The AK-47, an offshoot of the Russian invented Kalishnokov, has a reputation for being very sturdy and easy to use. It's accuracy drops off after 200 yards, but in the current conflict those 200 yards are easily within the kill zone. The instructors handed rounds out to the young juni and it suddenly occurred to me that we were three Americans, unarmed, surrounded by ten-times as many recently armed Iraqi military men eager to shoot. I asked Sergeant Ezel and several members of the training staff if they ever felt unsafe. The answer was a curious "no", the type of "no" that really means "of course not", but still comes out as a polite "no."
This joint training facility is where Iraqi military meets Marine mentoring, an Iraqi Parris Island with palm trees surrounding the recruit barracks instead of swamps. The two factions are mostly kept apart, but they meet at the Advanced Infantry Training Center, the place where Sergeant Ezel and Woodard report to work. The day before, I went on a tour through the Iraqi side of the camp. Curious recruits peaked out of the barracks and some came close asking me questions in a language I do not understand. It's up to the Marines at the training center to bridge that gap, to make these soldiers understand, because good marksmanship will save their lives.
Back on the range, Sergeant Ezel told his pupils to hit the deck. He barked commands in Marine Corps Arabic, a clipped, barbed version of the semetic tongue that is effective for simple ideas: "Look", "stop", "fire". The soldiers dropped to the bare ground and snapped into the prone. The Marines observe breathing, positioning and confidence with the weapon. They taught a slow steady pull on the trigger, the slightest jolt is multiplied by inches, feet, yards as the shooter pulls farther from the target, farther from the kill. Like the sound of corn popping, when all the weapons are firing there's a steady stream of bullets hitting the dirt packed berm, some rounds finding their target, others hitting packed dirt.
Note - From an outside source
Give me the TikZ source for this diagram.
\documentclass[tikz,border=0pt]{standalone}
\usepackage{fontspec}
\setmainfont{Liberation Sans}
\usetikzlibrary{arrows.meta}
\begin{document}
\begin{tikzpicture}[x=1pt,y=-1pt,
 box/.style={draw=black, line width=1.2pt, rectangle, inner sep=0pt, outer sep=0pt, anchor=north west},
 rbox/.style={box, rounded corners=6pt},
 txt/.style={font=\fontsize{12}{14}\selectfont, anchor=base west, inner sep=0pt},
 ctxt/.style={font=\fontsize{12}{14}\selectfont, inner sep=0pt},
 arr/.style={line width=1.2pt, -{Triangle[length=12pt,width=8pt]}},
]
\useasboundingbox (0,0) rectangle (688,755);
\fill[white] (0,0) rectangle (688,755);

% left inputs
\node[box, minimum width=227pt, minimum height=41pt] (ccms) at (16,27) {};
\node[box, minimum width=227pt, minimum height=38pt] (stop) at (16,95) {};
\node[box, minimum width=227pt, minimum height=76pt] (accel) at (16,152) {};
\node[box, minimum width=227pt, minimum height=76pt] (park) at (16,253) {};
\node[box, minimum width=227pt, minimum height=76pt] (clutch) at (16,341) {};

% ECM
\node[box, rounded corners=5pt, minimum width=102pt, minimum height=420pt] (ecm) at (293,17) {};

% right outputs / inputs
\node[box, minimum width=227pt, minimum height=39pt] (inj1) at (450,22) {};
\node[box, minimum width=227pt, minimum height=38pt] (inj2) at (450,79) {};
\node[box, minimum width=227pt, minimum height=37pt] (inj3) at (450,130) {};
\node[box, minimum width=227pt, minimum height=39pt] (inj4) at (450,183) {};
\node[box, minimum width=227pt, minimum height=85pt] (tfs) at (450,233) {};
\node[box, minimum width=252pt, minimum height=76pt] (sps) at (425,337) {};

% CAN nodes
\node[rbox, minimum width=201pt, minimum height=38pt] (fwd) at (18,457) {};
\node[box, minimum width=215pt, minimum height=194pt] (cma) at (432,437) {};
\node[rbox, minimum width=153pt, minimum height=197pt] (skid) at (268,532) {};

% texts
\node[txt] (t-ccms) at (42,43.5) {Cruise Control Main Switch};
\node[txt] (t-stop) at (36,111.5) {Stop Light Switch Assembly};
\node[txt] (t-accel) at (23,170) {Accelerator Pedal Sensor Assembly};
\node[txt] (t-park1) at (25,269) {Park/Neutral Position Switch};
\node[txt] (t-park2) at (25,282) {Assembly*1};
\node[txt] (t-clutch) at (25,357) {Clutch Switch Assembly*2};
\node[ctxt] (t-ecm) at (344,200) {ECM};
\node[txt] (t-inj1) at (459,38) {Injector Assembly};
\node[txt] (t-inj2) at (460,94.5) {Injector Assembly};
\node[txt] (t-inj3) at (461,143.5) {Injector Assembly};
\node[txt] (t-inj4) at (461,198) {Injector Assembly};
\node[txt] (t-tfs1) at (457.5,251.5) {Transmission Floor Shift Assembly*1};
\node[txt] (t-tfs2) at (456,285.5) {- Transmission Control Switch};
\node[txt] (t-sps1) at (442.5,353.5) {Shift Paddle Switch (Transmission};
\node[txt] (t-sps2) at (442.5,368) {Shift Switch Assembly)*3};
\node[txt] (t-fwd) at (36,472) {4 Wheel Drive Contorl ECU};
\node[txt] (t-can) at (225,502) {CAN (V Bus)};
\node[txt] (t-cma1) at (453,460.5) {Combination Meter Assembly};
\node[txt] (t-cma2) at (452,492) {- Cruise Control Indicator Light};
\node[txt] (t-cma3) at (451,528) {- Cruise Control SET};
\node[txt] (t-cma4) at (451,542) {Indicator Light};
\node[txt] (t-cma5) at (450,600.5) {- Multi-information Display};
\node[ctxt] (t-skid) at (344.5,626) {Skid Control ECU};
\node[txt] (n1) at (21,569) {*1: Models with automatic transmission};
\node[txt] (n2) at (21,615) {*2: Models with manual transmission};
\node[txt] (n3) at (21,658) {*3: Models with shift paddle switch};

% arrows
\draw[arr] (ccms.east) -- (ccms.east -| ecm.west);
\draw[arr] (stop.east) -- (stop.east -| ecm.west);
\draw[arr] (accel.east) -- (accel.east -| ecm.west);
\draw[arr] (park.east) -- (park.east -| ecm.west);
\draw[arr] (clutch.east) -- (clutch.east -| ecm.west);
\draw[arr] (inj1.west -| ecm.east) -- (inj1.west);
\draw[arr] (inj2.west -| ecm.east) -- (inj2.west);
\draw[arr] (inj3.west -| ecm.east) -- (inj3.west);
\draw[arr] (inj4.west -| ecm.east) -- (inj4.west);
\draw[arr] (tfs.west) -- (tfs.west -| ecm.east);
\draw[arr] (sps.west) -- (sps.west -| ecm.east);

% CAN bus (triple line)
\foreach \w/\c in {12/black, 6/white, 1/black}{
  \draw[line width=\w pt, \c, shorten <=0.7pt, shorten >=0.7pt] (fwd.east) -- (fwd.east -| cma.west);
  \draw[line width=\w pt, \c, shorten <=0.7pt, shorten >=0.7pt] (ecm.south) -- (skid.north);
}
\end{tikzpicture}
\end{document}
When the Marines first started training, they realized no Iraqi, to their knowledge, had ever found center or "BZO'ed" their weapon. In fact, the tools necessary to adjust the front sight post were nowhere to be found in Iraq. It took an online website and an American company to supply the little gadget that helps to place the crosshairs inline with the trajectory of the bullet. Now, the adjustment tool is worth its weight in gold. Shooters can consistently judge their aim and effectively hone their skills.
The students pick up their targets, each looking to find a pattern of well-placed rounds. A good group means they've applied the basics and are hitting roughly where they are aiming. Rock stars, the Marine instructors are jostled to autograph the paper targets. Najaf means they've passed, but like an elementary school teacher the Marines write "killer" or "sniper" on the margins of the riddled paper and the students run away proud of their achievement. These moments, this time of intense training is only a resting point before the real battle. There is no doubt these new soldiers will see some form of combat. The Iraqi Army and police are favorite targets and have paid a heavy price in casualties for attempting to stabilize the country. At the end of the day, Ezel and Woodard peal off the used targets and save them for further analysis. The training facility teach everything weapons handling, load unload, and how to clear stoppage, but they are always looking to improve. After the day at the range, the Marines have the students teach the fundamentals back to them. It seems counter-intuitive to train men that may have once held a weapon against these Marines, but with improvisation and adaptability Ezel and Woodard stay one step ahead of the learning curve.